Test the range of databases by checking how easy it is to:
1.) Add a buyer and their feedback at an inspection
2.) Add an appraisal and follow-up tasks
3.) Enter multiple open for inspections
4.) Create a vendor feedback report with all of the buyers’ feedback

5. The database should have an inbuilt diary and task management.
As an agent, you should see all of your appointments and activities for the day on the home screen. This will keep you focused on what you are there to do – follow up prospective clients and list and sell properties. As you know, follow-up is so important when trying to generate new business or close sales. By not having those reminders visible on the home page of your database, you increase the likelihood of forgetting follow-up phone calls or e-mails which ultimately leads to missed opportunities. Trails or “business rules” are integral to a real estate database. The ability to pre-set reminders, letters, SMS and e-marketing tasks are vital if you want a streamlined work flow. Automation is the key. By setting the trail and following the tasks you increase the likelihood of sales or conversions and decrease the likelihood of those “hello… I haven’t heard from you in a while” themed phone calls.

6. The database must include e-marketing applications!
It is quicker and easier to send SMS, e-newsletters (e-brochures), e-magazines and e-mails through the database than relying on imports or exports of data to third party providers who only do half the job. A good real estate database will have all e-marketing applications built into the single program. The e-marketing and specifically e-newsletters should all lead traffic back to your agency website. If you are still sending e-newsletters as attachments (e.g. PDF format) then you are well behind the leaders in this area. Also, a good database will keep a record of all communication sent to prospects and clients against the client’s file along with statistics, open rates etc. Agents need to be able to quickly find any correspondence that might be referred to in their conversations with clients.

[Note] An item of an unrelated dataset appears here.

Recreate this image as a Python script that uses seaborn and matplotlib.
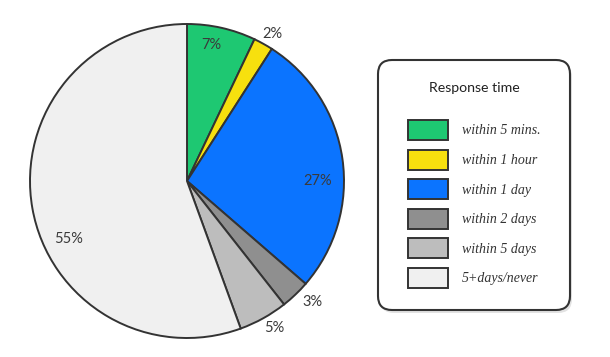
import matplotlib.pyplot as plt
import numpy as np
import seaborn as sns
from matplotlib.patches import FancyBboxPatch

# data
categories = ['within 5 mins.', 'within 1 hour', 'within 1 day',
              'within 2 days', 'within 5 days', '5+days/never']
shares = [7, 2, 27, 3, 5, 55]
pct_labels = ['7%', '2%', '27%', '3%', '5%', '55%']
colors = ['#1ec872', '#f7e00e', '#0b74ff', '#8f8f8f', '#bdbdbd', '#f0f0f0']

sns.set_theme(style='white')
plt.rcParams['font.family'] = ['Lato', 'DejaVu Sans']

W, H = 610, 357
fig = plt.figure(figsize=(W / 100, H / 100), dpi=100)

# pie: centre (187,181) px, radius 157 px
R = 157
half = R * 1.05
ax = fig.add_axes([(187 - half) / W, (H - 181 - half) / H, 2 * half / W, 2 * half / H])
wedges, _ = ax.pie(shares, colors=colors, startangle=90, counterclock=False,
                   wedgeprops=dict(edgecolor='#333333', linewidth=1.4))
ax.set_xlim(-1.05, 1.05)
ax.set_ylim(-1.05, 1.05)
ax.set_aspect('equal')

# label placement: radial factor and angle nudge per slice
label_r = [0.88, 1.08, 0.835, 1.11, 1.09, 0.84]
label_da = [2.7, -1, -8, 2.3, 1.5, 16]
for w, txt, r, da in zip(wedges, pct_labels, label_r, label_da):
    th = np.deg2rad((w.theta1 + w.theta2) / 2 + da)
    ax.text(r * np.cos(th), r * np.sin(th), txt, ha='center', va='center',
            fontsize=10.5, color='#3a3a3a')

# overlay axes in pixel units for the legend card
ax2 = fig.add_axes([0, 0, 1, 1])
ax2.set_xlim(0, W)
ax2.set_ylim(H, 0)
ax2.axis('off')

shadow = FancyBboxPatch((380, 63), 192, 250, boxstyle='round,pad=0,rounding_size=14',
                        facecolor='#e2e2e2', edgecolor='none')
ax2.add_patch(shadow)
card = FancyBboxPatch((378, 60), 192, 250, boxstyle='round,pad=0,rounding_size=14',
                      facecolor='white', edgecolor='#333333', linewidth=1.5)
ax2.add_patch(card)
ax2.text(474, 88, 'Response time', ha='center', va='center', fontsize=10.2,
         color='#222222')

# legend geometry: swatch 40x20 px, row pitch 29.6 px
fs = 10
pt = 0.72  # points per pixel at 100 dpi
swatch_h = 20 * pt
hh = (swatch_h / fs - 0.245) / 0.65
ax2.legend(wedges, categories, loc='upper left', bbox_to_anchor=(408, 120),
           bbox_transform=ax2.transData, frameon=False, borderpad=0,
           borderaxespad=0, handlelength=40 * pt / fs, handleheight=hh,
           labelspacing=9.6 * pt / fs, handletextpad=14 * pt / fs,
           prop=dict(family='Liberation Serif', style='italic', size=fs),
           labelcolor='#333333')

fig.savefig('out.png', dpi=100)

7. The database must be able to work for all departments in your real estate office.
Many databases only deal with the residential sales department. Tenants and landlords are clients of the office and should be included in regular e-marketing and hard copy mail outs. It is easier and cheaper to do business with existing or past clients than try to find new ones.
Tenants are prospective first home buyers and landlords are always looking for quality investment properties. Don’t ignore them because they are looked after by the rental department. Many real estate offices also have a commercial department. The database should allow for commercial property categories e.g. “retail” and provide the same tools for this department as it would for the residential sales department.

8. The database must be supported by a credible and trustworthy supplier.
It is extremely difficult to adapt an “off the shelf” database product to a real estate agency. So take that database back to Office Works and seek out an experienced real estate software provider who knows the workings of a real estate office.

Look at what is behind the supplier. You must be asking the following questions before employing a database solution:
a.) Who are the owners of the business and have they ever worked in real estate?
b.) How big is their support team and what are their support hours?
c.) Where are their offices located… or do they (gulp) work from home?
d.) “Do they have “real” people picking up the phone or do you have to press 1, then 2, and then hold # for support?”
e.) What about redundancy; how is the data backed up?
f.) Do programmers dictate the work flow of the database or is it designed by an agent who knows the industry?
g.) Who are their established clients and can you talk to these clients to see how the system is working in their offices?
h.) What training is included and what training options do you have when staff turnover?
i.) How much do they commit to research and development and what is the next big product due for release?

Not all providers are the same. Some have just cropped up whereas others have been working in the industry for decades. You only have to scratch the surface to find out what is really behind these database services.